Ken Hensley: Yes! I always wrote a lot (and I still do!) so, with space limited on vinyl, more of my songs usually made it onto Heep records.
MAS: What about your activities with the band as long as it was called Spice? Did you tour or record any longer time with them with their old material before the change of the name?
Ken Hensley: We recorded under that name but our first gigs were as Heep, with all original material.
MAS: Today – no question – Mick Box is Mr. Uriah Heep. In the 70ies the talk about Heep spoke about two “creative directors” – you and Dave Byron. Truth? How strong was the influence of Mick?
Ken Hensley: To be honest, this is a bit of an unnecessary question. Heep was a band. I wrote most of the songs and, as the singer/frontman, David brought them to life but it was still a band that needed all five people to get things done, at least in the early days.

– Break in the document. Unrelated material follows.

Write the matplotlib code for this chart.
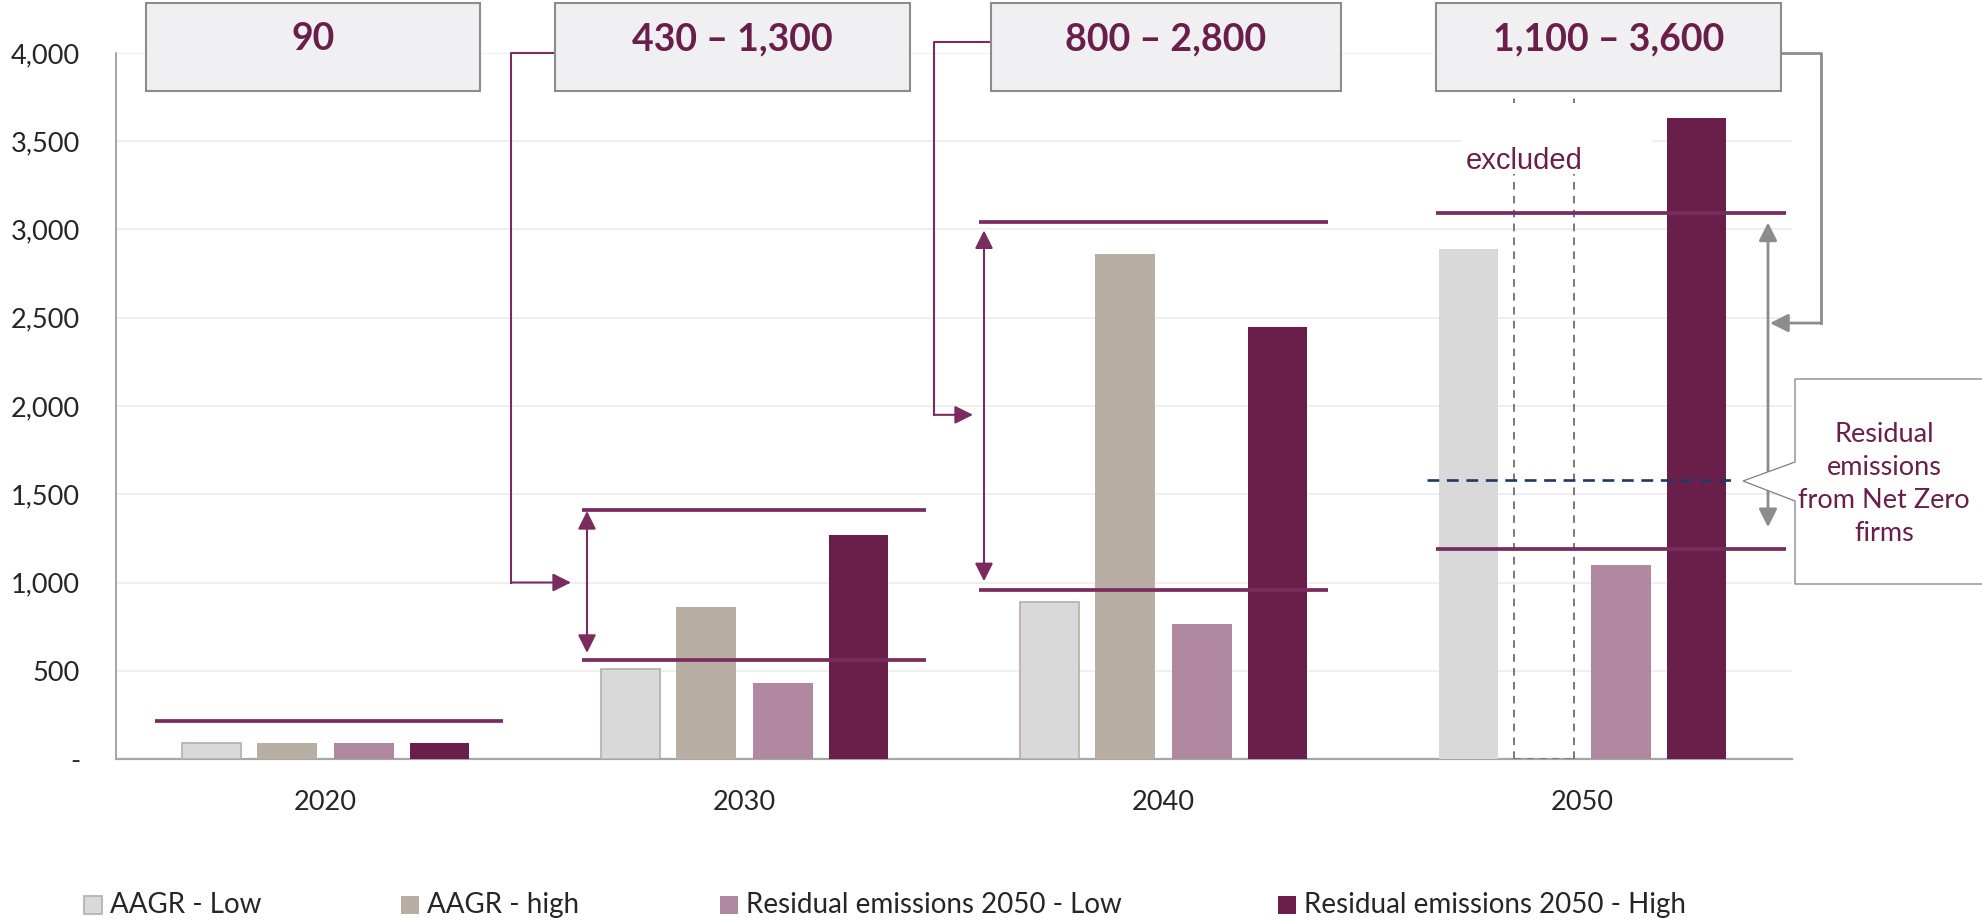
import numpy as np
import matplotlib
matplotlib.use("Agg")
import matplotlib.pyplot as plt
from matplotlib.patches import Rectangle, Polygon

plt.rcParams["font.family"] = ["Lato", "DejaVu Sans"]
plt.rcParams["lines.scale_dashes"] = False

# ---- data -------------------------------------------------------------
years = ["2020", "2030", "2040", "2050"]
series_names = ["AAGR - Low", "AAGR - high",
                "Residual emissions 2050 - Low", "Residual emissions 2050 - High"]
aagr_low = [90, 510, 890, 2890]
aagr_high = [90, 860, 2860, np.nan]          # 2050 value excluded
res_low = [90, 430, 765, 1100]
res_high = [90, 1270, 2450, 3630]
range_low = [np.nan, 560, 956, 1190]
range_high = [215, 1413, 3040, 3093]
range_labels = ["90", "430 – 1,300", "800 – 2,800", "1,100 – 3,600"]
net_zero_level = 1580
yticks = [0, 500, 1000, 1500, 2000, 2500, 3000, 3500, 4000]

# ---- style --------------------------------------------------------------
C_LOW = "#D9D9D9"
C_LOW_EDGE = "#BDB2A8"
C_HIGH = "#B8AEA4"
C_RES_LOW = "#B0889F"
C_RES_HIGH = "#6A1F4B"
C_RANGE = "#7B2C5E"
C_GREY = "#8C8C8C"
C_NAVY = "#1F3864"
C_TEXT = "#262626"

W, H = 1982, 922
AX_L, AX_R, AX_B, AX_T = 116, 1792, 759, 53
fig = plt.figure(figsize=(W / 100, H / 100), dpi=100)
ax = fig.add_axes([AX_L / W, 1 - AX_B / H, (AX_R - AX_L) / W, (AX_B - AX_T) / H])
ax.set_xlim(-0.5, 3.5)
ax.set_ylim(0, 4000)


def X(px):
    """pixel column -> category axis units"""
    return -0.5 + 4 * (px - AX_L) / (AX_R - AX_L)


def V(py):
    """pixel row -> value axis units"""
    return 4000 * (AX_B - py) / (AX_B - AX_T)


# ---- axes cosmetics -----------------------------------------------------
for s in ["top", "right"]:
    ax.spines[s].set_visible(False)
ax.spines["left"].set_color("#8C8C8C")
ax.spines["left"].set_linewidth(1.1)
ax.spines["bottom"].set_color("#A6A6A6")
ax.spines["bottom"].set_linewidth(1.6)
ax.set_yticks(yticks)
ax.set_yticklabels(["-" if v == 0 else f"{v:,}" for v in yticks])
ax.set_xticks(range(len(years)))
ax.set_xticklabels(years)
ax.tick_params(axis="y", length=0, pad=26, labelsize=19.5, labelcolor=C_TEXT)
ax.tick_params(axis="x", length=0, pad=22, labelsize=19.5, labelcolor=C_TEXT)
for v in yticks[1:]:
    ax.axhline(v, color="#EBEBEB", lw=1.1, zorder=0)

# ---- bars ---------------------------------------------------------------
x = np.arange(len(years))
bw = 0.143
offs = [-0.272, -0.091, 0.091, 0.272]
ax.bar(x + offs[0], aagr_low, bw, color=C_LOW,
       edgecolor=[C_LOW_EDGE] * 3 + ["none"], linewidth=1.3, zorder=3)
ax.bar(x + offs[1], aagr_high, bw, color=C_HIGH, zorder=3)
ax.bar(x + offs[2], res_low, bw, color=C_RES_LOW, zorder=3)
ax.bar(x + offs[3], res_high, bw, color=C_RES_HIGH, zorder=3)

# excluded slot for 2050 AAGR - high
slot_c = x[3] + offs[1]
ax.vlines([slot_c - bw / 2, slot_c + bw / 2], 0, V(96), colors="#6E6E6E",
          linestyles=(0, (5.5, 4.5)), lw=1.3, zorder=4)
ax.hlines(0, slot_c - bw / 2, slot_c + bw / 2, colors="#7F7F7F",
          linestyles=(0, (5, 4)), lw=2.2, zorder=4)

# ---- range lines ----------------------------------------------------------
spans = [(155, 503), (582, 926), (979, 1328), (1436, 1786)]
for (a, b), lo, hi in zip(spans, range_low, range_high):
    for v in (lo, hi):
        if not np.isnan(v):
            ax.hlines(v, X(a), X(b), color=C_RANGE, lw=2.7, zorder=5)

ax.hlines(net_zero_level, X(1427), X(1737), colors=C_NAVY,
          linestyles=(0, (8.5, 5.5)), lw=1.9, zorder=6)


def head(tip, tail, color, lw):
    ax.annotate("", xy=tip, xytext=tail, annotation_clip=False,
                arrowprops=dict(arrowstyle="-|>,head_length=1.1,head_width=0.55",
                                mutation_scale=10, color=color, lw=lw,
                                shrinkA=0, shrinkB=0), zorder=6)


def double(xp, lo, hi, color, lw):
    ax.annotate("", xy=(X(xp), hi), xytext=(X(xp), lo), annotation_clip=False,
                arrowprops=dict(arrowstyle="<|-|>,head_length=1.1,head_width=0.55",
                                mutation_scale=10, color=color, lw=lw,
                                shrinkA=0, shrinkB=0), zorder=6)


# double arrows showing each range
double(587, 601, 1405, C_RANGE, 1.5)
double(984, 1007, 2995, C_RANGE, 1.5)
double(1768, 1313, 3040, C_GREY, 2.0)

# elbow connectors from the range boxes
ax.plot([X(555), X(511), X(511)], [4000, 4000, 1000], color=C_RANGE, lw=1.5,
        clip_on=False, zorder=6)
head((X(571), 1000), (X(511), 1000), C_RANGE, 1.5)
ax.plot([X(991), X(934), X(934)], [V(42), V(42), 1950], color=C_RANGE, lw=1.5,
        clip_on=False, zorder=6)
head((X(973), 1950), (X(934), 1950), C_RANGE, 1.5)
ax.plot([X(1781), X(1821), X(1821)], [4000, 4000, 2470], color=C_GREY, lw=2.0,
        clip_on=False, zorder=6)
head((X(1770), 2470), (X(1821), 2470), C_GREY, 2.0)

# ---- range boxes ----------------------------------------------------------
boxes = [(146, 480), (555, 910), (991, 1341), (1436, 1781)]
for (a, b), lab in zip(boxes, range_labels):
    ax.add_patch(Rectangle((X(a), V(91)), X(b) - X(a), V(3) - V(91),
                           facecolor="#F0F0F2", edgecolor="#8C8C8C", lw=1.5,
                           clip_on=False, zorder=8))
    ax.text((X(a) + X(b)) / 2, V(39), lab, ha="center", va="center",
            fontsize=27, fontweight="bold", color=C_RES_HIGH, zorder=9,
            clip_on=False)

# ---- "excluded" label -----------------------------------------------------
ax.add_patch(Rectangle((X(1462), V(174)), X(1652) - X(1462), V(103) - V(174),
                       facecolor="white", edgecolor="none", zorder=5))
ax.text(X(1466), V(161), "excluded", family=["Liberation Sans", "DejaVu Sans"],
        fontsize=21, color=C_RES_HIGH, va="center", ha="left", zorder=7)

# ---- callout --------------------------------------------------------------
pts = [(1795, 379), (1995, 379), (1995, 584), (1795, 584),
       (1795, 501), (1743, 481), (1795, 462)]
ax.add_patch(Polygon([(X(p), V(q)) for p, q in pts], closed=True,
                     facecolor="white", edgecolor="#7F7F7F", lw=0.9,
                     clip_on=False, zorder=7))
ax.text(X(1884), V(484), "Residual\nemissions\nfrom Net Zero\nfirms",
        ha="center", va="center", fontsize=19.5, color=C_RES_HIGH,
        linespacing=1.4, zorder=8, clip_on=False)

# ---- legend ---------------------------------------------------------------
leg_colors = [C_LOW, C_HIGH, C_RES_LOW, C_RES_HIGH]
leg_edges = [C_LOW_EDGE, "none", "none", "none"]
leg_x = [84, 401, 720, 1278]
for name, c, e, lx in zip(series_names, leg_colors, leg_edges, leg_x):
    fig.patches.append(Rectangle((lx / W, 1 - 914 / H), 18 / W, 18 / H,
                                 transform=fig.transFigure, facecolor=c,
                                 edgecolor=e, lw=1.3))
    fig.text((lx + 26) / W, 1 - 905 / H, name, ha="left", va="center",
             fontsize=20, color=C_TEXT)

fig.savefig("out.png", dpi=100, facecolor="white")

|The Magician’s Birthday, Uriah Heeps fifth studio album from 1972|
MAS: Our last interview in april 2018 was about the re-release series started in fall 2016. At the end of the interview I asked you why there has been such a great break (one year) since the release of `Magician’s Birthday´. You had no answer at that moment. Nothing has happened since then. Do you know today why the series has been stopped and is there any outlook for an ongoing release?
Ken Hensley: Are you kidding me? A LOT has happened since then and is happening now. You need to search the BMG and Cherry Red archives to see just how much Heep/Hensley product is out there, with much more to come!
My new album, A Little closer won´t be released until 2021 though.
MAS: Ken, I thank you for the answers. We will celebrate the anniversary of Heep by doing reviews to all (12) Heep albums that hasn’t been reviewed in musikansich.de yet in a monthly rhythm. May I contact you again when we are as far to review Conquest to learn something about your departure then?
Ken Hensley: Of course!
MAS: And now the last question for our info box. Where (in which town) did you answer the questions?
Ken Hensley: At home in Spain. We don´t live in a town, village or city!